### Requirement
The line holding "var fmt = function" is the last one to output; start at the first line of the data, keep every line in between exactly, and leave out pictures.
------ Provided data ------
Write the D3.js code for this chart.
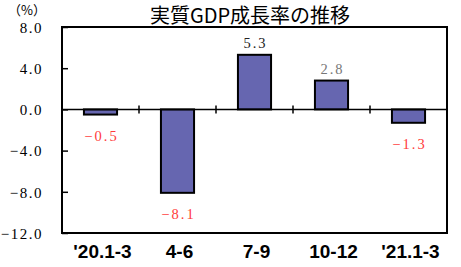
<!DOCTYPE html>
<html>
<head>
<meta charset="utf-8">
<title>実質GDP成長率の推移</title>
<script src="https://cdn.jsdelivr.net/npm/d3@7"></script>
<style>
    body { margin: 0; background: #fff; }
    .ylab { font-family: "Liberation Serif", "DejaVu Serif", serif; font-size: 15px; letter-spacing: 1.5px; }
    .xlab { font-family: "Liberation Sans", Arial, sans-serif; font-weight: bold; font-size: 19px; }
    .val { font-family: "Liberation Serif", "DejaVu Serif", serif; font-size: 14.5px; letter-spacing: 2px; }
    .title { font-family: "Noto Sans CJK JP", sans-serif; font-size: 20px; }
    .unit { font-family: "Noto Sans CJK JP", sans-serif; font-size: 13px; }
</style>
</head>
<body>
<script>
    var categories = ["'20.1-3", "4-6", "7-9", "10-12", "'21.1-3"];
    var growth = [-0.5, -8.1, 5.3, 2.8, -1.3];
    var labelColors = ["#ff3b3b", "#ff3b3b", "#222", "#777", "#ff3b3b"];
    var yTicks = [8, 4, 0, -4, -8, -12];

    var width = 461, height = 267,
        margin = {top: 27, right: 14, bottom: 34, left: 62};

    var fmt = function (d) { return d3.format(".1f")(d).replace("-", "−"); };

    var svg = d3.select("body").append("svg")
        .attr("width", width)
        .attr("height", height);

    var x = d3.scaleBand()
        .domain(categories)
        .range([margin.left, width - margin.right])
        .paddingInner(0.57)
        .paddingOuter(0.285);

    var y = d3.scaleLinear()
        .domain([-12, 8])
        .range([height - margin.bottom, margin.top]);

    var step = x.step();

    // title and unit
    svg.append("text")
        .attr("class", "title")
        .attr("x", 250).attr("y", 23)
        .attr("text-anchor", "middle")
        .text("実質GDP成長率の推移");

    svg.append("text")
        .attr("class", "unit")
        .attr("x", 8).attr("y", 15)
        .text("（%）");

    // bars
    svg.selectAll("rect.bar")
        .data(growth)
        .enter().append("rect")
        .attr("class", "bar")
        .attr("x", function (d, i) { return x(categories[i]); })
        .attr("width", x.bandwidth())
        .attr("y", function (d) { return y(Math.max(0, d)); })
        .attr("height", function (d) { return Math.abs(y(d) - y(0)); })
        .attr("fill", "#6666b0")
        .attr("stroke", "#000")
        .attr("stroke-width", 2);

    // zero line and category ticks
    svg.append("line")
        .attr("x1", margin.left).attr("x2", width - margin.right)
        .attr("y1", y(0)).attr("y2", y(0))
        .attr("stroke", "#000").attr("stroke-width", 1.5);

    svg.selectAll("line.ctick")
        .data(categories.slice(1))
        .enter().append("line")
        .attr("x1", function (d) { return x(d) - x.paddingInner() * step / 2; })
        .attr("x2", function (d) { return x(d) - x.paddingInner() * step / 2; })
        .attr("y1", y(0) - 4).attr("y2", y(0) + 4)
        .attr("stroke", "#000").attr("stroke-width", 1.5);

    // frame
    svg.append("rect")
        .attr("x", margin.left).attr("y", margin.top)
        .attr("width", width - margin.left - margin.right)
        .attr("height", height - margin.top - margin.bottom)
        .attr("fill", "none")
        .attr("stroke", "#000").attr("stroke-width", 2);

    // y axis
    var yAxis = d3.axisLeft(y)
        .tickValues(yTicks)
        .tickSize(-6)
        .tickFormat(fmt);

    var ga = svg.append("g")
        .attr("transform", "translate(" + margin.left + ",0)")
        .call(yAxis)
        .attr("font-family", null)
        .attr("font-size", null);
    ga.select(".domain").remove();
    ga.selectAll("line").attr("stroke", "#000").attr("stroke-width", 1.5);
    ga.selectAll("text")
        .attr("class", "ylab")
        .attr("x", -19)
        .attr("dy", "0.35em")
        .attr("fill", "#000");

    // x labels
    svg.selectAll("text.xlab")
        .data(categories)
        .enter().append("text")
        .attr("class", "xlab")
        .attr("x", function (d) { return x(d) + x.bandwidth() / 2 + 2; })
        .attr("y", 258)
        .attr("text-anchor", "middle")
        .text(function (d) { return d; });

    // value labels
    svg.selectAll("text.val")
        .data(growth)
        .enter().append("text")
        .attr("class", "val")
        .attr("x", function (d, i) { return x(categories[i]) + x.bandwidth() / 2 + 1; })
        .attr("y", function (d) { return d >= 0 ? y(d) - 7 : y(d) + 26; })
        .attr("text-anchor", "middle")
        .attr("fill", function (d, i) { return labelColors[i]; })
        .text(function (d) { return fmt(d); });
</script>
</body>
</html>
------
### Answer below
Write the D3.js code for this chart.
<!DOCTYPE html>
<html>
<head>
<meta charset="utf-8">
<title>実質GDP成長率の推移</title>
<script src="https://cdn.jsdelivr.net/npm/d3@7"></script>
<style>
    body { margin: 0; background: #fff; }
    .ylab { font-family: "Liberation Serif", "DejaVu Serif", serif; font-size: 15px; letter-spacing: 1.5px; }
    .xlab { font-family: "Liberation Sans", Arial, sans-serif; font-weight: bold; font-size: 19px; }
    .val { font-family: "Liberation Serif", "DejaVu Serif", serif; font-size: 14.5px; letter-spacing: 2px; }
    .title { font-family: "Noto Sans CJK JP", sans-serif; font-size: 20px; }
    .unit { font-family: "Noto Sans CJK JP", sans-serif; font-size: 13px; }
</style>
</head>
<body>
<script>
    var categories = ["'20.1-3", "4-6", "7-9", "10-12", "'21.1-3"];
    var growth = [-0.5, -8.1, 5.3, 2.8, -1.3];
    var labelColors = ["#ff3b3b", "#ff3b3b", "#222", "#777", "#ff3b3b"];
    var yTicks = [8, 4, 0, -4, -8, -12];

    var width = 461, height = 267,
        margin = {top: 27, right: 14, bottom: 34, left: 62};

    var fmt = function (d) { return d3.format(".1f")(d).replace("-", "−"); };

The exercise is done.